CHESTER, Pa. — A feeling of nostalgia swept over Rob Vartughian as he watched the University of Pennsylvania and Maryland collide in the second round of the NCAA men’s soccer tournament last weekend. Vartughian, after all, coached at both places before accepting a job as an assistant coach with the Philadelphia Union last year.
But as much as those two schools are linked to his past, they also represent a bridge to his future. Not a day goes by where Vartughian isn’t scouring the local college scene to find the next great Philadelphia Union star.

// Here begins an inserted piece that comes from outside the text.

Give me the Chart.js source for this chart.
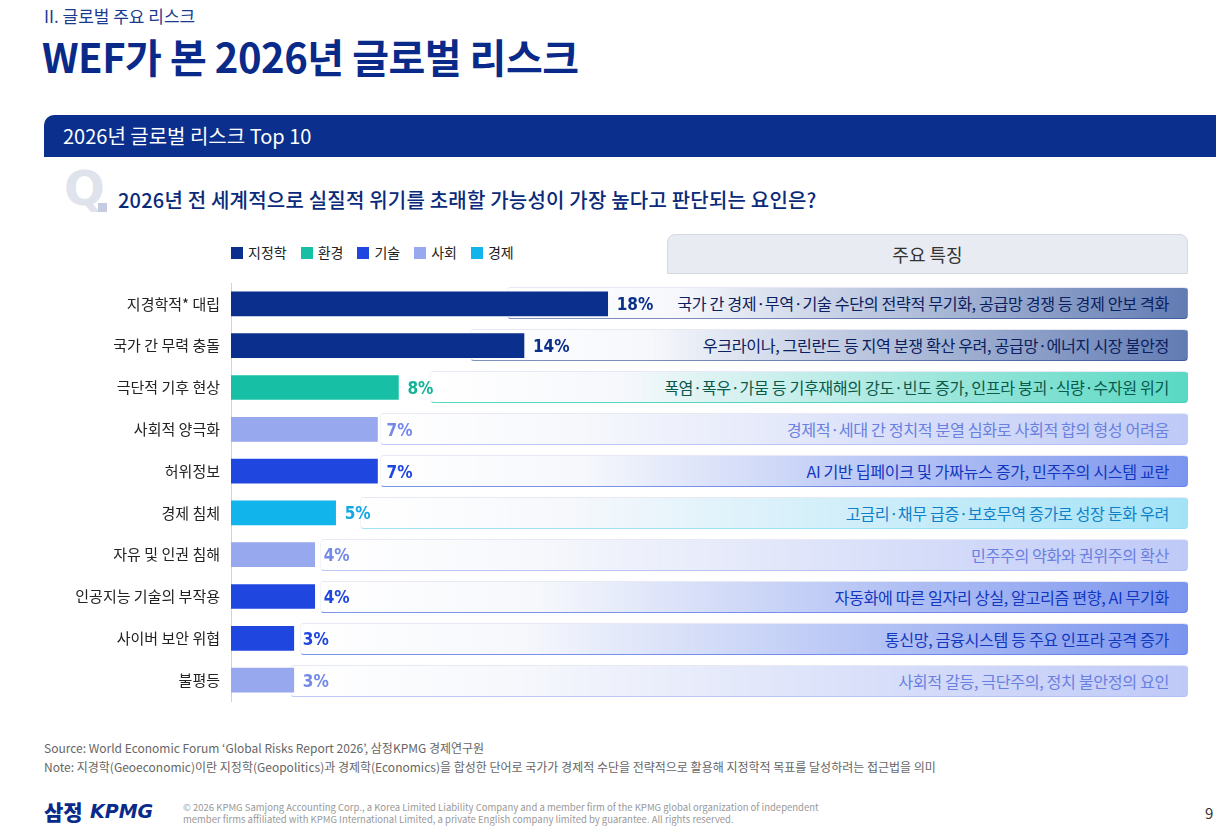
<!DOCTYPE html>
<html><head><meta charset="utf-8">
<script src="https://cdn.jsdelivr.net/npm/chart.js@4"></script>
<style>
body{margin:0;width:1226px;height:834px;position:relative;background:#fff;font-family:"Noto Sans CJK KR","Noto Sans",sans-serif;overflow:hidden}
.a{position:absolute;white-space:nowrap}
.box{position:absolute;height:32px;border-radius:4px;display:flex;align-items:center;justify-content:flex-end;padding-right:18px;box-sizing:border-box;font-size:16.2px;letter-spacing:-0.4px}
.lg span.s{display:inline-block;width:12px;height:12px;margin:0 5px 0 0;vertical-align:-1px}
.lg{font-size:14px;color:#222}
.lg i{font-style:normal;margin-right:14px}
</style></head><body>
<div class="a" style="left:44px;top:3px;font-size:17px;color:#1a3a8f">II. 글로벌 주요 리스크</div>
<div class="a" style="left:42px;top:27px;font-size:40px;font-weight:700;color:#0a2a8a;letter-spacing:-0.5px">WEF가 본 2026년 글로벌 리스크</div>
<div class="a" style="left:44px;top:115px;width:1172px;height:38px;background:#0b2f8c;border-radius:10px 0 0 0"></div>
<div class="a" style="left:44px;top:153px;width:1172px;height:4px;background:#0b2f8c"></div>
<div class="a" style="left:63px;top:121px;font-size:20px;color:#fff">2026년 글로벌 리스크 Top 10</div>
<div class="a" style="left:64px;top:160px;font-size:48px;font-weight:900;color:#dfe3ec;font-family:'DejaVu Sans'">Q</div>
<div class="a" style="left:98px;top:203px;width:9px;height:9px;background:#c5cbe0"></div>
<div class="a" style="left:118px;top:185px;font-size:20px;font-weight:500;color:#0a2a7a;letter-spacing:0.2px">2026년 전 세계적으로 실질적 위기를 초래할 가능성이 가장 높다고 판단되는 요인은?</div>
<div class="a lg" style="left:231px;top:242px" id="lg"></div>
<div class="a" style="left:667px;top:234px;width:521px;height:40px;background:#e8ebf2;border:1px solid #d5d9e3;border-radius:8px 8px 0 0;box-sizing:border-box;text-align:center;line-height:38px;font-size:18px;color:#333">주요 특징</div>
<div id="boxes"></div>
<canvas id="c" class="a" width="660" height="458" style="left:0;top:263px"></canvas>
<div class="a" style="left:44px;top:738px;font-size:12px;color:#666;line-height:19px">Source: World Economic Forum ‘Global Risks Report 2026’, 삼정KPMG 경제연구원<br>Note: 지경학(Geoeconomic)이란 지정학(Geopolitics)과 경제학(Economics)을 합성한 단어로 국가가 경제적 수단을 전략적으로 활용해 지정학적 목표를 달성하려는 접근법을 의미</div>
<div class="a" style="left:44px;top:796px;font-size:21px;font-weight:900;color:#0a2a8a">삼정</div>
<div class="a" style="left:90px;top:800px;font-size:19px;font-weight:900;font-style:italic;color:#0a2a8a;font-family:'DejaVu Sans'">KPMG</div>
<div class="a" style="left:183px;top:801px;font-size:9.5px;color:#999;line-height:12px">© 2026 KPMG Samjong Accounting Corp., a Korea Limited Liability Company and a member firm of the KPMG global organization of independent<br>member firms affiliated with KPMG International Limited, a private English company limited by guarantee. All rights reserved.</div>
<div class="a" style="left:1205px;top:802px;font-size:15px;color:#333">9</div>
<script>
// 카테고리와 값
const categories = ['지경학적* 대립','국가 간 무력 충돌','극단적 기후 현상','사회적 양극화','허위정보','경제 침체','자유 및 인권 침해','인공지능 기술의 부작용','사이버 보안 위협','불평등'];
const values = [18,14,8,7,7,5,4,4,3,3];
const groups = ['지정학','지정학','환경','사회','기술','경제','사회','기술','기술','사회'];
const features = ['국가 간 경제·무역·기술 수단의 전략적 무기화, 공급망 경쟁 등 경제 안보 격화','우크라이나, 그린란드 등 지역 분쟁 확산 우려, 공급망·에너지 시장 불안정','폭염·폭우·가뭄 등 기후재해의 강도·빈도 증가, 인프라 붕괴·식량·수자원 위기','경제적·세대 간 정치적 분열 심화로 사회적 합의 형성 어려움','AI 기반 딥페이크 및 가짜뉴스 증가, 민주주의 시스템 교란','고금리·채무 급증·보호무역 증가로 성장 둔화 우려','민주주의 약화와 권위주의 확산','자동화에 따른 일자리 상실, 알고리즘 편향, AI 무기화','통신망, 금융시스템 등 주요 인프라 공격 증가','사회적 갈등, 극단주의, 정치 불안정의 요인'];
const legendNames = ['지정학','환경','기술','사회','경제'];

const colors = {'지정학':'#0b2f8c','환경':'#17c0a4','기술':'#1f47e0','사회':'#98a8ee','경제':'#12b4ec'};
const textColors = {'지정학':'#0b2f8c','환경':'#14b397','기술':'#1f47e0','사회':'#7489e8','경제':'#12a8e4'};
const boxEnd = {'지정학':'rgba(70,100,165,0.85)','환경':'rgba(60,210,185,0.85)','기술':'rgba(100,130,235,0.85)','사회':'rgba(175,188,245,0.8)','경제':'rgba(140,220,245,0.8)'};
const boxText = {'지정학':'#0a2060','환경':'#0a5a4c','기술':'#1238c0','사회':'#6a80e0','경제':'#1080c8'};
const boxLeft = [507,470,430,380,380,360,320,320,300,290];

document.getElementById('lg').innerHTML = legendNames.map(n=>`<i><span class="s" style="background:${colors[n]}"></span>${n}</i>`).join('');
document.getElementById('boxes').innerHTML = features.map((f,i)=>{
  const g = groups[i], top = 287 + i*42;
  const w = 1188 - boxLeft[i];
  const b = g==='지정학' ? 'rgba(40,70,140,0.6)' : boxEnd[g];
  return `<div class="box" style="left:${boxLeft[i]}px;top:${top}px;width:${w}px;background:linear-gradient(90deg,rgba(255,255,255,0) 0%,rgba(240,243,250,0.6) 25%,${boxEnd[g]} 100%);border:1px solid ${b};border-left-color:#f2f4f8;border-top-color:#e6e9f2;color:${boxText[g]}">${f}</div>`;
}).join('');

const valueLabels = {
  id:'valueLabels',
  afterDatasetsDraw(chart){
    const ctx = chart.ctx, meta = chart.getDatasetMeta(0);
    ctx.save();
    ctx.font = 'bold 17px "DejaVu Sans Condensed"';
    ctx.textBaseline = 'middle';
    meta.data.forEach((bar,i)=>{
      ctx.fillStyle = textColors[groups[i]];
      ctx.fillText(values[i]+'%', bar.x+9, bar.y+2);
    });
    ctx.restore();
  }
};

new Chart(document.getElementById('c'), {
  type:'bar',
  data:{labels:categories, datasets:[{data:values, backgroundColor:groups.map(g=>colors[g]), barThickness:24}]},
  options:{
    indexAxis:'y', responsive:false, animation:false,
    layout:{padding:0},
    plugins:{legend:{display:false}, tooltip:{enabled:false}},
    scales:{
      x:{display:false, min:0, max:20.5},
      y:{grid:{display:false, drawTicks:false}, border:{color:'#cfd3dc'},
         ticks:{color:'#222', font:{size:15, family:'"Noto Sans CJK KR"'}, padding:11},
         afterFit(s){ s.width = 231; }}
    }
  },
  plugins:[valueLabels]
});
</script>
</body></html>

“That’s a big part of the responsibilities I took on this year because I came from the college game,” said Vartughian, who, by his estimation, has been to nearly 70 collegiate soccer contests this season, including every one of Penn’s home games. “I enjoy that part. We just want the most information we can going into the combine and the draft.”
In other words, there really is no offseason for the Union assistant coach, who will be traveling the country leading up to the MLS SuperDraft on Jan. 13. Vartughian says he and the rest of the coaches already have good knowledge of the top college players, but a lot can still change depending on who decides to come out early.

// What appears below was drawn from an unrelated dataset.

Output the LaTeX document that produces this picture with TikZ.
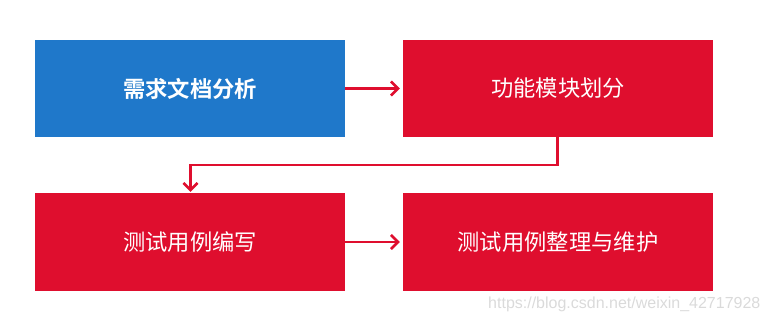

Either way, the Union will almost certainly draft an impact player with the No. 5 overall pick. Last year, they plucked Danny Mwanga, Amobi Okugo, Kyle Nakazawa, Toni Stahl and Brian Perk from the collegiate ranks, while drafting Jack McInerney out of high school. Only Perk is no longer with the club, and Mwanga, of course, was a Rookie of the Year finalist.
“I think you look at everything,” said Vartughian, who in addition to his scouting duties also serves as the team’s goalkeeping coordinator. “You look at technical ability, tactical ability, the conference they played in and what kind of competition they’ve seen. You look at the environment the coaches created for them. And you look what kind of character they have. That part can sometimes get lost.”
Even with the landscape changing and more players either leaving college early or skipping it altogether in search of their pro dreams, Vartughian has still seen plenty of well-rounded collegiate standouts in his travels. He’s also noticed more excitement and increased attendance at games – a direct correlation, he believes, to the growing popularity of Major League Soccer.
“The league is doing fantastic right now and the college game is part of that process,” said Vartughian, who helped guide the Terrapins to seven straight NCAA tournament appearances and two national championships. “I look at my time at Maryland and how the attendance rose pretty much every year. This year, if you look at the crowds at college games, it’s been great. Our domestic league is a good one and it’s only getting better. Because of that, it trickles down to college.”
So with the end of the season looming, does the former college assistant coach have any predictions on which team will take home the College Cup on Dec. 12?
“I think [Maryland] has the pieces to win it all, but you can say that for a lot of teams,” Vartughian said. “So does Akron, North Carolina and Louisville. If you look at our team from 2008 that won it all, I don’t think we deserved to win it. It’s all about getting hot at the right time.”